When I left the Corbie Inn I had a partial-walk, partial-bus journey to Grangemouth. After the Kinneil Estate (Museum, Mansion, Roman Fortlet and park gardens) which overlooks the main road just out from Bo'ness, there's only the huge number of petrochemical works until you get to the centre of Grangemouth - these are really, really, really big and must cover the coastline and the mud/salt flats up to the Forth for 3-4 miles.

The bus dropped me off in Grangemouth almost at the front door of the Earl of Zetland - a JD Wetherspoon's church conversion (original name - The Free Church of Zetland (Shetland))

I always like church conversions - they seem to force the Wetherspoons people slightly out of their corporate monoculture to work around the church features - here the organ pipes are used to great effect.

I was hoping for a decent Christmas beer at the Earl of Zetland, but both the Highgate Stocking Filler and the TSA Turkey Stuffing were 'Coming Soon', so I had to make do with a TSA Festive Blond - not too much winter spice in this one.
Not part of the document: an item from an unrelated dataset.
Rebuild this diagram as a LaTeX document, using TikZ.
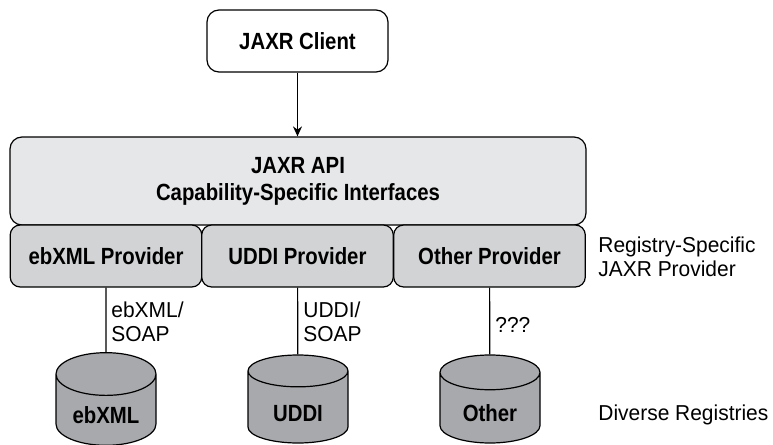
\documentclass[tikz,border=0pt]{standalone}
\usepackage{fontspec}
\setmainfont[FakeStretch=0.87]{Liberation Sans}
\newfontfamily\notefont[FakeStretch=0.97]{Liberation Sans}
\usetikzlibrary{arrows.meta,shapes.geometric}
\definecolor{apigray}{HTML}{E6E7E8}
\definecolor{provgray}{HTML}{D1D3D4}
\definecolor{dbgray}{HTML}{A7A9AC}
\tikzset{
  box/.style={draw,line width=0.6pt,rounded corners=6pt,align=center,inner sep=0pt,
    font=\bfseries\fontsize{11.7}{13.5}\selectfont},
  provider/.style={box,fill=provgray,rounded corners=5pt,minimum width=95.8pt,minimum height=31pt},
  registry/.style={draw,line width=0.6pt,fill=dbgray,cylinder,shape border rotate=90,aspect=0.64,
    minimum width=50pt,minimum height=44pt,inner sep=0pt,anchor=shape center,
    text height=14pt,text depth=0pt,font=\bfseries\fontsize{11.7}{13.5}\selectfont},
  note/.style={align=left,inner sep=0pt,font=\notefont\fontsize{10.8}{12}\selectfont}
}
\begin{document}
\begin{tikzpicture}[x=0.5pt,y=-0.5pt,>={Stealth[length=5pt,width=4.5pt]}]
  \useasboundingbox (0,0) rectangle (773,445);
  % client and api
  \node[box,fill=white,minimum width=90.5pt,minimum height=31pt] (client) at (297.5,41) {JAXR Client};
  \node[box,fill=apigray,minimum width=288pt,minimum height=44pt] (api) at (298,181) {JAXR API\\Capability-Specific Interfaces};
  \draw[->,line width=0.6pt] (client.south) -- (client.south |- api.north);
  % providers
  \node[provider] (ebprov) at (106,256) {ebXML Provider};
  \node[provider] (uddiprov) at (297.5,256) {UDDI Provider};
  \node[provider] (otherprov) at (489.5,256) {Other Provider};
  % registries
  \node[registry] (ebreg) at (106,399) {ebXML};
  \node[registry] (uddireg) at (298,399) {UDDI};
  \node[registry] (otherreg) at (490,399) {Other};
  \draw[line width=0.6pt] (ebprov) -- (ebreg);
  \draw[line width=0.6pt] (uddiprov) -- (uddireg);
  \draw[line width=0.6pt] (otherprov) -- (otherreg);
  % labels
  \node[note,anchor=west] (ebsoap) at (111,322) {ebXML/\\SOAP};
  \node[note,anchor=west] (uddisoap) at (303,322) {UDDI/\\SOAP};
  \node[note,anchor=west] (othersoap) at (495,325) {???};
  \node[note,anchor=west] (provnote) at (598,257) {Registry-Specific\\JAXR Provider};
  \node[note,anchor=west] (regnote) at (598,415) {Diverse Registries};
\end{tikzpicture}
\end{document}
It was then a pretty straight road back into Falkirk. The route took me past Falkirk FC Stadium - Falkirk were playing Hamilton today and the place seemed to be fairly busy.

When I reached Falkirk I sought out Behind the Wall. It's both a trendy restaurant/wine-bar and also a self-styled 'Ale and Whisky House' upstairs. Rather than fighting my way through the wine-bar I made use of the sneaky wee back door around the alley way to get to the Ale House.

Inside it's a bit of a cavern with lots of wall mounted TVs in addition to a huge projected screen - all tuned to the football results. On hand-pull were Ruddles (GK), Herok & Howell’s Tantallon Sunrise (GK/Belhaven) and Eglesbrech Ochil Mist. The last of these is pretty confusing (at least to me and to the barmaid when I asked). It seems to be a throw-back to their own beer brewed on the on-premises microbrewery, but that (supposedly) closed down a few years ago. Barney's Beers are now (also supposedly) brewed on that equipment, but there were definitely no Barney's Beers to be seen anywhere on the premises. So the Ochil Mist is a bit a mystery - I'd be interested to know if anyone has any information about it. It wasn't great today, perhaps a bit yeasty, but I had the same beer 6 months or so ago and it was a nice, well balanced amber ale - whoever brews it should definitely keep on doing so.

Return transport:-
  Train: Falkirk High to Glasgow Queen Street


  1. Great to read your review. On your comment: "there's not a lot of interest from Bo'ness to Grangemouth" - I think you missed the hidden "jewel". Just a 20-25 minute walk from the Corbie Inn (or a short drive away) is Kinneil Estate. It sits above the Bo'ness - Grangemouth Road and is a 200-acre park, complete with historic mansion, museum, Roman fortlet, ruined church and much more. Details at A great place to visit - before or after your trip to the Corbie Inn!

  2. Cheers - I stand corrected! Now that you mention it I have walked from Polmont to Bo'ness in more pleasant weather and do remember seeing the signs for this, so my oversight. Nice website too.

  3. Main blog now updated with reference to Kinneil Estate - thanks!